**Rows from a dataset of charts and code:**
Begin

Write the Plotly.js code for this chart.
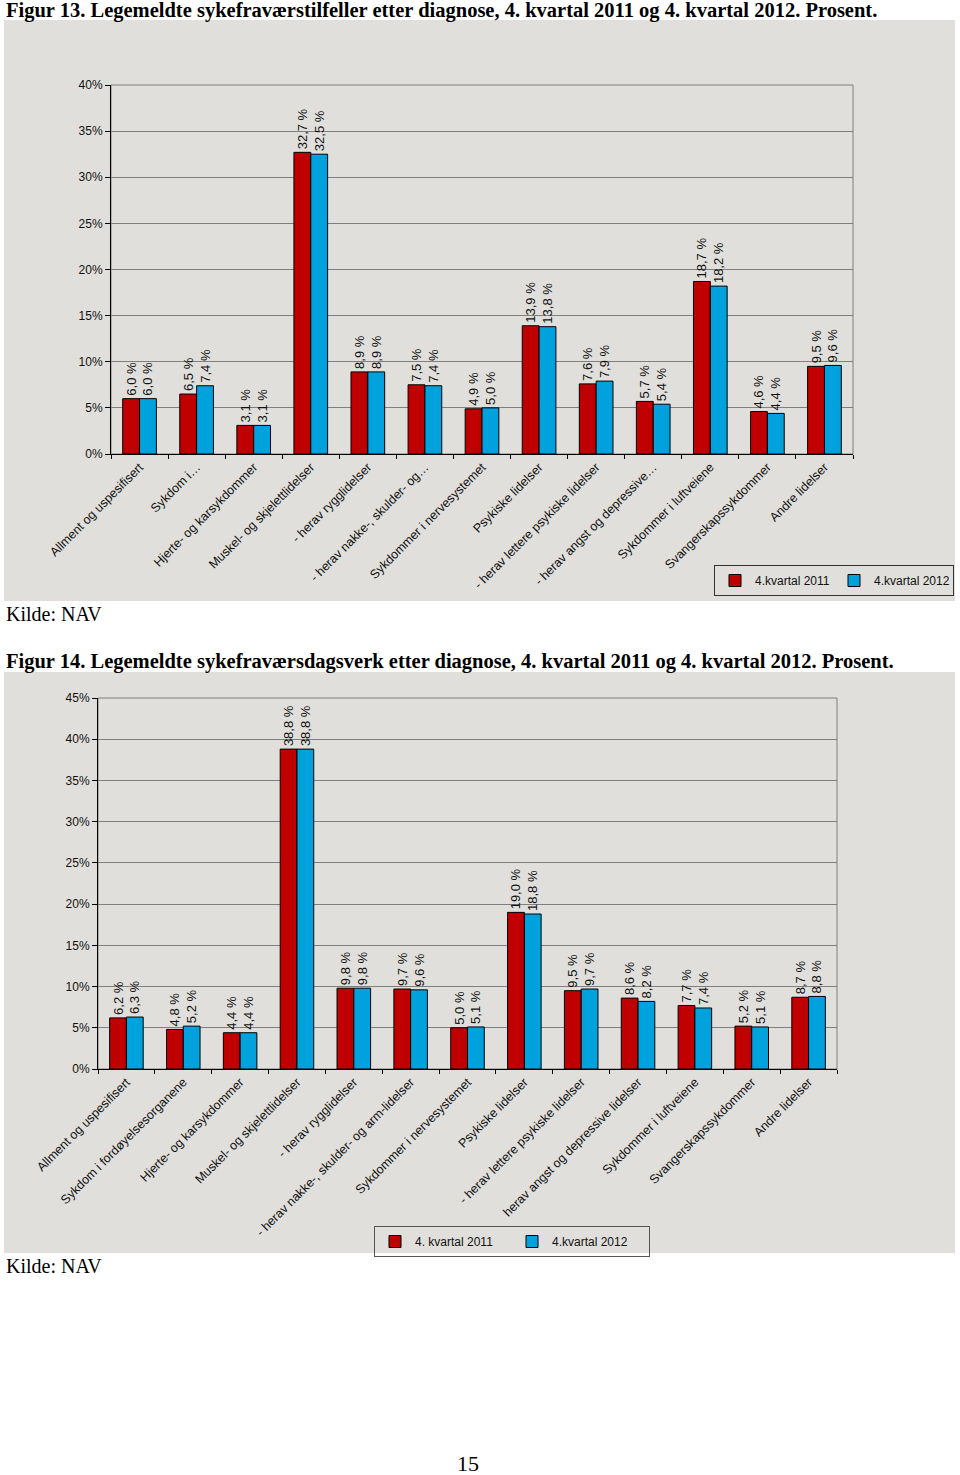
<!DOCTYPE html>
<html><head><meta charset="utf-8">
<script src="https://cdn.plot.ly/plotly-3.0.1.min.js"></script>
<style>html,body{margin:0;padding:0;background:#fff;overflow:hidden;width:960px;height:1475px;}#chart{width:960px;height:1475px;overflow:hidden;}</style>
</head><body><div id="chart"></div>
<script>
// ---- Figur 13 data ----
const categories13 = ["Allment og uspesifisert","Sykdom i…","Hjerte- og karsykdommer","Muskel- og skjelettlidelser","- herav rygglidelser","- herav nakke-, skulder- og…","Sykdommer i nervesystemet","Psykiske lidelser","- herav lettere psykiske lidelser","- herav angst og depressive…","Sykdommer i luftveiene","Svangerskapssykdommer","Andre lidelser"];
const values13_2011 = [6.0,6.5,3.1,32.7,8.9,7.5,4.9,13.9,7.6,5.7,18.7,4.6,9.5];
const values13_2012 = [6.0,7.4,3.1,32.5,8.9,7.4,5.0,13.8,7.9,5.4,18.2,4.4,9.6];
const names13 = ["4.kvartal 2011","4.kvartal 2012"];
const yTicks13 = [0,5,10,15,20,25,30,35,40];

// ---- Figur 14 data ----
const categories14 = ["Allment og uspesifisert","Sykdom i fordøyelsesorganene","Hjerte- og karsykdommer","Muskel- og skjelettlidelser","- herav rygglidelser","- herav nakke-, skulder- og arm-lidelser","Sykdommer i nervesystemet","Psykiske lidelser","- herav lettere psykiske lidelser","herav angst og depressive lidelser","Sykdommer i luftveiene","Svangerskapssykdommer","Andre lidelser"];
const values14_2011 = [6.2,4.8,4.4,38.8,9.8,9.7,5.0,19.0,9.5,8.6,7.7,5.2,8.7];
const values14_2012 = [6.3,5.2,4.4,38.8,9.8,9.6,5.1,18.8,9.7,8.2,7.4,5.1,8.8];
const names14 = ["4. kvartal 2011","4.kvartal 2012"];
const yTicks14 = [0,5,10,15,20,25,30,35,40,45];

const W = 960, H = 1475;
const px = v => v / W;
const py = v => 1 - v / H;

const RED = "#C00000", BLUE = "#00A2DE", BG = "#E0DFDB";
const FONT = "Arial, Liberation Sans, sans-serif";
const lblFont = {family: FONT, size: 13, color: "#111"};

function barTrace(x, y, name, color, xa, ya, lg) {
  return {
    type: "bar", x: x, y: y, name: name, xaxis: xa, yaxis: ya, legend: lg,
    marker: {color: color, line: {color: "#000", width: 1}},
    texttemplate: "%{y:.1f} %", textposition: "outside", textangle: -90,
    textfont: lblFont, constraintext: "none", cliponaxis: false,
    hoverinfo: "x+y"
  };
}

const data = [
  barTrace(categories13, values13_2011, names13[0], RED, "x", "y", "legend"),
  barTrace(categories13, values13_2012, names13[1], BLUE, "x", "y", "legend"),
  barTrace(categories14, values14_2011, names14[0], RED, "x2", "y2", "legend2"),
  barTrace(categories14, values14_2012, names14[1], BLUE, "x2", "y2", "legend2")
];

const tickFont = {family: FONT, size: 12.5, color: "#111"};
const xCommon = {
  type: "category", tickangle: -45, tickfont: tickFont, showline: true, linecolor: "#000", linewidth: 1,
  ticks: "outside", ticklen: 4, tickcolor: "#000", tickson: "boundaries", showgrid: false, automargin: false, fixedrange: true
};
const yCommon = {
  tickfont: {family: FONT, size: 12, color: "#111"},
  showline: true, linecolor: "#000", linewidth: 1, ticks: "outside", ticklen: 5, tickcolor: "#000",
  showgrid: true, gridcolor: "#7f7f7f", gridwidth: 1, zeroline: false, automargin: false, fixedrange: true, tickmode: "array"
};

const layout = {
  width: W, height: H, margin: {l: 0, r: 0, t: 0, b: 0},
  paper_bgcolor: "#fff", plot_bgcolor: "rgba(0,0,0,0)",
  separators: ", ", barmode: "group", bargap: 0.41, bargroupgap: 0,
  showlegend: true,
  xaxis: Object.assign({}, xCommon, {domain: [px(111), px(853)], anchor: "y"}),
  yaxis: Object.assign({}, yCommon, {domain: [py(454), py(85)], range: [0, 40], tickvals: yTicks13, ticktext: yTicks13.map(v => v + "%"), anchor: "x"}),
  xaxis2: Object.assign({}, xCommon, {domain: [px(98), px(837)], anchor: "y2"}),
  yaxis2: Object.assign({}, yCommon, {domain: [py(1069), py(698)], range: [0, 45], tickvals: yTicks14, ticktext: yTicks14.map(v => v + "%"), anchor: "x2"}),
  legend: {
    orientation: "h", x: px(714), y: py(565), xanchor: "left", yanchor: "top",
    bgcolor: "rgba(0,0,0,0)", bordercolor: "#333", borderwidth: 1, entrywidth: 74,
    font: {family: FONT, size: 12, color: "#111"}, itemwidth: 30
  },
  legend2: {
    orientation: "h", x: px(374), y: py(1226), xanchor: "left", yanchor: "top",
    bgcolor: "rgba(0,0,0,0)", bordercolor: "#555", borderwidth: 1, entrywidth: 92,
    font: {family: FONT, size: 12, color: "#111"}, itemwidth: 30
  },
  shapes: [
    {type: "rect", xref: "paper", yref: "paper", x0: px(4), x1: px(955), y0: py(601), y1: py(20), fillcolor: BG, line: {width: 0}, layer: "below"},
    {type: "rect", xref: "paper", yref: "paper", x0: px(4), x1: px(955), y0: py(1253), y1: py(672), fillcolor: BG, line: {width: 0}, layer: "below"},
    {type: "rect", xref: "x domain", yref: "y domain", x0: 0, x1: 1, y0: 0, y1: 1, line: {color: "#7f7f7f", width: 1}, layer: "below"},
    {type: "rect", xref: "x2 domain", yref: "y2 domain", x0: 0, x1: 1, y0: 0, y1: 1, line: {color: "#7f7f7f", width: 1}, layer: "below"}
  ],
  annotations: [
    {xref: "paper", yref: "paper", x: px(4), y: py(11), xanchor: "left", yanchor: "middle", showarrow: false,
     text: "<b>Figur 13. Legemeldte sykefraværstilfeller etter diagnose, 4. kvartal 2011 og 4. kvartal 2012. Prosent.</b>",
     font: {family: "Liberation Serif, Times New Roman, serif", size: 20.5, color: "#000"}},
    {xref: "paper", yref: "paper", x: px(4), y: py(614), xanchor: "left", yanchor: "middle", showarrow: false,
     text: "Kilde: NAV", font: {family: "Liberation Serif, Times New Roman, serif", size: 20, color: "#000"}},
    {xref: "paper", yref: "paper", x: px(4), y: py(661), xanchor: "left", yanchor: "middle", showarrow: false,
     text: "<b>Figur 14. Legemeldte sykefraværsdagsverk etter diagnose, 4. kvartal 2011 og 4. kvartal 2012. Prosent.</b>",
     font: {family: "Liberation Serif, Times New Roman, serif", size: 20.5, color: "#000"}},
    {xref: "paper", yref: "paper", x: px(4), y: py(1266), xanchor: "left", yanchor: "middle", showarrow: false,
     text: "Kilde: NAV", font: {family: "Liberation Serif, Times New Roman, serif", size: 20, color: "#000"}},
    {xref: "paper", yref: "paper", x: px(468), y: py(1463), xanchor: "center", yanchor: "middle", showarrow: false,
     text: "15", font: {family: "Liberation Serif, Times New Roman, serif", size: 22, color: "#000"}}
  ]
};

Plotly.newPlot("chart", data, layout, {staticPlot: true, displayModeBar: false});
</script>
</body></html>
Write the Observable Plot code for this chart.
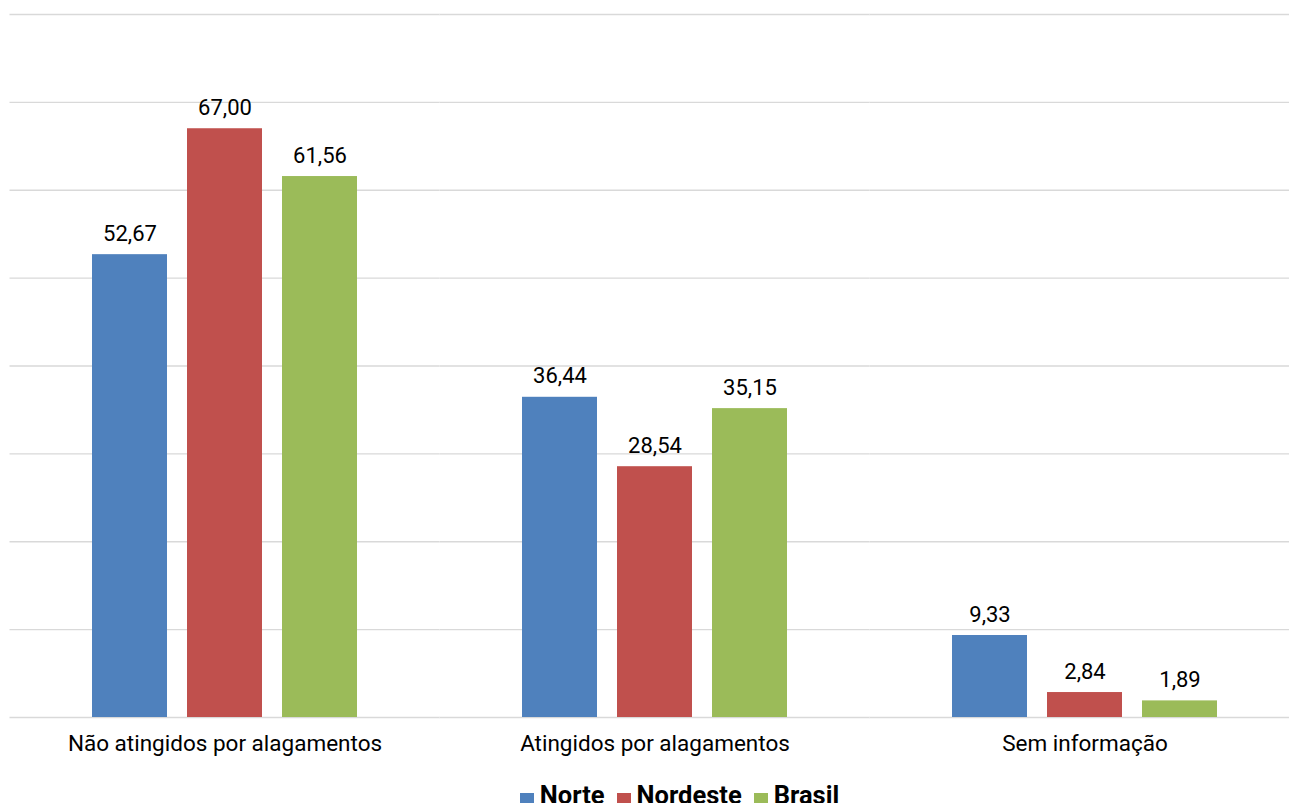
<!DOCTYPE html>
<html>
<head>
<meta charset="utf-8">
<script src="https://cdn.jsdelivr.net/npm/d3@7"></script>
<script src="https://cdn.jsdelivr.net/npm/@observablehq/plot@0.6"></script>
<style>
  body { margin: 0; background: #fff; font-family: Roboto, sans-serif; }
  #chart svg { display: block; }
  .legend { margin-top: 10px; width: 1289px; height: 30px; display: flex; justify-content: center;
            font: bold 25.5px/30px Roboto, sans-serif; color: #000; padding-left: 82px; box-sizing: border-box; }
  .legend span.item { display: inline-flex; align-items: flex-start; margin-right: 12px; }
  .legend span.sw { display: inline-block; width: 14px; height: 14px; margin-right: 6px; margin-top: 13px; }
</style>
</head>
<body>
<div id="chart"></div>
<div class="legend" id="legend"></div>
<script>
// Categories and series
const categories = ["Não atingidos por alagamentos", "Atingidos por alagamentos", "Sem informação"];
const series = ["Norte", "Nordeste", "Brasil"];
const colors = ["#4F81BD", "#C0504D", "#9BBB59"];

// Percent values per series, in category order
const norte = [52.67, 36.44, 9.33];
const nordeste = [67.00, 28.54, 2.84];
const brasil = [61.56, 35.15, 1.89];

const yTicks = [0, 10, 20, 30, 40, 50, 60, 70, 80];

const valuesBySeries = {Norte: norte, Nordeste: nordeste, Brasil: brasil};
const rows = [];
categories.forEach((c, i) => {
  series.forEach(s => rows.push({categoria: c, serie: s, valor: valuesBySeries[s][i]}));
});

const fmt = v => v.toFixed(2).replace(".", ",");

const chart = Plot.plot({
  width: 1289,
  height: 770,
  marginTop: 14,
  marginBottom: 53,
  marginLeft: 10,
  marginRight: 0,
  style: {fontFamily: "Roboto, sans-serif", fontSize: "22.5px", color: "#000", background: "#fff"},
  fx: {domain: categories, range: [9.5, 1299.5], paddingInner: 0, paddingOuter: 0, round: false,
       label: null, tickSize: 0, tickPadding: 18},
  x: {domain: series, range: [92.5, 357.5], paddingInner: 0.2105, paddingOuter: 0, round: false, axis: null},
  y: {domain: [0, 80], axis: null},
  color: {domain: series, range: colors},
  marks: [
    Plot.ruleY(yTicks, {stroke: "#d9d9d9", strokeWidth: 1.3}),
    Plot.barY(rows, {fx: "categoria", x: "serie", y: "valor", fill: "serie"}),
    Plot.text(rows, {fx: "categoria", x: "serie", y: "valor", text: d => fmt(d.valor),
      lineAnchor: "bottom", dy: -14, fontSize: 22, fill: "#000"})
  ]
});
document.getElementById("chart").appendChild(chart);

// Legend below the plot
const legend = document.getElementById("legend");
series.forEach((s, i) => {
  const item = document.createElement("span");
  item.className = "item";
  const sw = document.createElement("span");
  sw.className = "sw";
  sw.style.background = colors[i];
  item.appendChild(sw);
  item.appendChild(document.createTextNode(s));
  legend.appendChild(item);
});
</script>
</body>
</html>
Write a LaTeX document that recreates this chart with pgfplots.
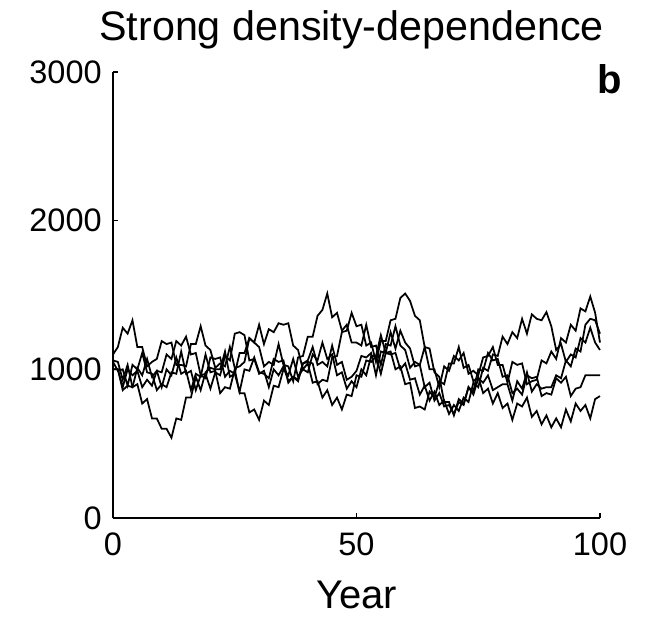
\documentclass[border=0pt]{standalone}
\usepackage{fontspec}
\setmainfont{Liberation Sans}
\usepackage{pgfplots}
\usepackage{pgfplotstable}
\pgfplotsset{compat=1.18}

% population trajectories, one column per run
\pgfplotstableread{
t a b c d e
0 1060 1100 1000 1050 1000
1 1050 1150 1000 990 1000
2 930 1280 880 1000 860
3 1030 1240 1000 890 890
4 880 1330 960 1030 880
5 900 1150 990 1000 1010
6 770 1150 880 1110 960
7 800 1020 930 980 1070
8 670 1050 890 970 950
9 670 1070 990 860 990
10 600 1190 980 900 880
11 600 1170 1100 880 1000
12 540 1180 1070 980 960
13 670 1030 1190 970 1080
14 660 1030 1160 1120 970
15 810 1020 1220 970 990
16 810 1170 1100 990 860
17 950 1170 1110 860 970
18 860 1290 960 960 950
19 980 1160 970 940 1100
20 1010 1130 870 1080 980
21 1000 1010 980 1070 990
22 1000 1040 960 1080 840
23 1120 1020 1090 950 880
24 950 1150 1060 990 870
25 970 1010 1240 970 1000
26 850 1020 1250 1110 840
27 1000 1050 1230 1110 840
28 990 1210 1060 1210 710
29 1080 1180 1070 1180 730
30 980 1150 970 1300 660
31 970 1020 990 1170 790
32 940 1050 880 1270 760
33 1070 1030 1000 1250 890
34 1050 1170 960 1310 880
35 1060 1030 1020 1300 1000
36 910 1020 920 1310 960
37 950 920 950 1160 1070
38 930 1080 920 1130 950
39 1040 1090 1040 1000 1000
40 1060 1220 1050 1040 980
41 1150 1220 1040 910 1100
42 1030 1360 900 920 1060
43 1050 1400 930 810 1180
44 1020 1510 920 860 1070
45 1160 1350 1080 760 1100
46 1030 1380 1090 810 960
47 1050 1260 1250 730 980
48 930 1300 1260 830 870
49 950 1180 1380 820 920
50 990 1180 1290 960 880
51 1090 1160 1300 950 1000
52 1080 1300 1160 1060 960
53 1110 1150 1180 1050 1090
54 960 1160 1050 1090 1090
55 1120 1030 1190 970 1230
56 1110 1170 1190 1110 1110
57 1250 1160 1330 1100 1120
58 1140 1290 1340 1110 1000
59 1260 1160 1480 1000 1020
60 1180 1130 1510 1040 900
61 1140 1010 1460 930 910
62 1020 1050 1360 940 740
63 1030 1030 1330 830 750
64 880 1150 1150 890 730
65 910 1000 1140 790 850
66 790 1000 980 850 810
67 840 880 950 760 920
68 750 1020 780 790 900
69 760 990 780 700 1040
70 700 1090 690 760 1040
71 780 1060 800 720 1150
72 760 1110 770 810 1010
73 880 970 880 780 1030
74 830 990 850 910 920
75 940 960 1000 880 950
76 910 1080 990 1010 840
77 960 1090 1110 990 870
78 860 1150 1060 1100 770
79 880 1030 1070 1090 840
80 900 1030 950 1220 740
81 900 910 960 1170 770
82 790 1050 840 1250 660
83 920 1030 870 1210 770
84 870 1040 830 1340 750
85 980 900 960 1240 810
86 850 920 940 1370 680
87 900 930 950 1340 720
88 870 1060 820 1330 630
89 880 1040 840 1385 690
90 880 1120 830 1290 610
91 960 1070 940 1130 670
92 940 1210 910 1170 610
93 1060 1180 950 1050 730
94 1020 1300 820 1100 650
95 1140 1260 870 1080 770
96 1120 1410 880 1210 720
97 1300 1390 960 1180 760
98 1340 1490 960 1280 670
99 1330 1380 960 1180 800
100 1240 1180 960 1130 820
}\runs

\begin{document}
\begin{tikzpicture}[x=0.4pt,y=0.4pt]
\begin{axis}[
    at={(0,0)}, anchor=south west,
    scale only axis,
    width=194.8pt, height=178.4pt,
    xmin=0, xmax=100,
    ymin=0, ymax=3000,
    axis lines=left,
    axis line style={-, line width=0.8pt},
    tick align=inside,
    major tick length=2.2pt,
    tick style={line width=0.6pt, black},
    xtick={0,50,100},
    ytick={0,1000,2000,3000},
    scaled ticks=false,
    /pgf/number format/assume math mode=true,
    /pgf/number format/1000 sep={},
    ticklabel style={font=\fontsize{13}{14}\selectfont},
    xticklabel style={yshift=-2.4pt},
    yticklabel style={xshift=-1pt},
    xlabel={Year},
    xlabel style={font=\fontsize{16}{18}\selectfont, at={(axis description cs:0.5,-0.172)}, anchor=center},
    title={Strong density-dependence},
    title style={font=\fontsize{16.5}{18}\selectfont, at={(axis description cs:0.49,1.06)}, anchor=center},
    clip=false,
]
\addplot[black, no marks, line width=0.7pt] table[x=t, y=a] {\runs};
\addplot[black, no marks, line width=0.7pt] table[x=t, y=b] {\runs};
\addplot[black, no marks, line width=0.7pt] table[x=t, y=c] {\runs};
\addplot[black, no marks, line width=0.7pt] table[x=t, y=d] {\runs};
\addplot[black, no marks, line width=0.7pt] table[x=t, y=e] {\runs};
\node[font=\fontsize{16}{18}\selectfont\bfseries, anchor=center] at (axis description cs:1.02,0.983) {b};
\end{axis}
\pgfresetboundingbox
\useasboundingbox (-113,-98) rectangle (541,518);
\end{tikzpicture}
\end{document}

End

Above are some records. Output exactly the lines from the one that contains "Write the Observable" to the one that contains "const fmt = v", keeping both, and omit the pictures.

Write the Observable Plot code for this chart.
<!DOCTYPE html>
<html>
<head>
<meta charset="utf-8">
<script src="https://cdn.jsdelivr.net/npm/d3@7"></script>
<script src="https://cdn.jsdelivr.net/npm/@observablehq/plot@0.6"></script>
<style>
  body { margin: 0; background: #fff; font-family: Roboto, sans-serif; }
  #chart svg { display: block; }
  .legend { margin-top: 10px; width: 1289px; height: 30px; display: flex; justify-content: center;
            font: bold 25.5px/30px Roboto, sans-serif; color: #000; padding-left: 82px; box-sizing: border-box; }
  .legend span.item { display: inline-flex; align-items: flex-start; margin-right: 12px; }
  .legend span.sw { display: inline-block; width: 14px; height: 14px; margin-right: 6px; margin-top: 13px; }
</style>
</head>
<body>
<div id="chart"></div>
<div class="legend" id="legend"></div>
<script>
// Categories and series
const categories = ["Não atingidos por alagamentos", "Atingidos por alagamentos", "Sem informação"];
const series = ["Norte", "Nordeste", "Brasil"];
const colors = ["#4F81BD", "#C0504D", "#9BBB59"];

// Percent values per series, in category order
const norte = [52.67, 36.44, 9.33];
const nordeste = [67.00, 28.54, 2.84];
const brasil = [61.56, 35.15, 1.89];

const yTicks = [0, 10, 20, 30, 40, 50, 60, 70, 80];

const valuesBySeries = {Norte: norte, Nordeste: nordeste, Brasil: brasil};
const rows = [];
categories.forEach((c, i) => {
  series.forEach(s => rows.push({categoria: c, serie: s, valor: valuesBySeries[s][i]}));
});

const fmt = v => v.toFixed(2).replace(".", ",");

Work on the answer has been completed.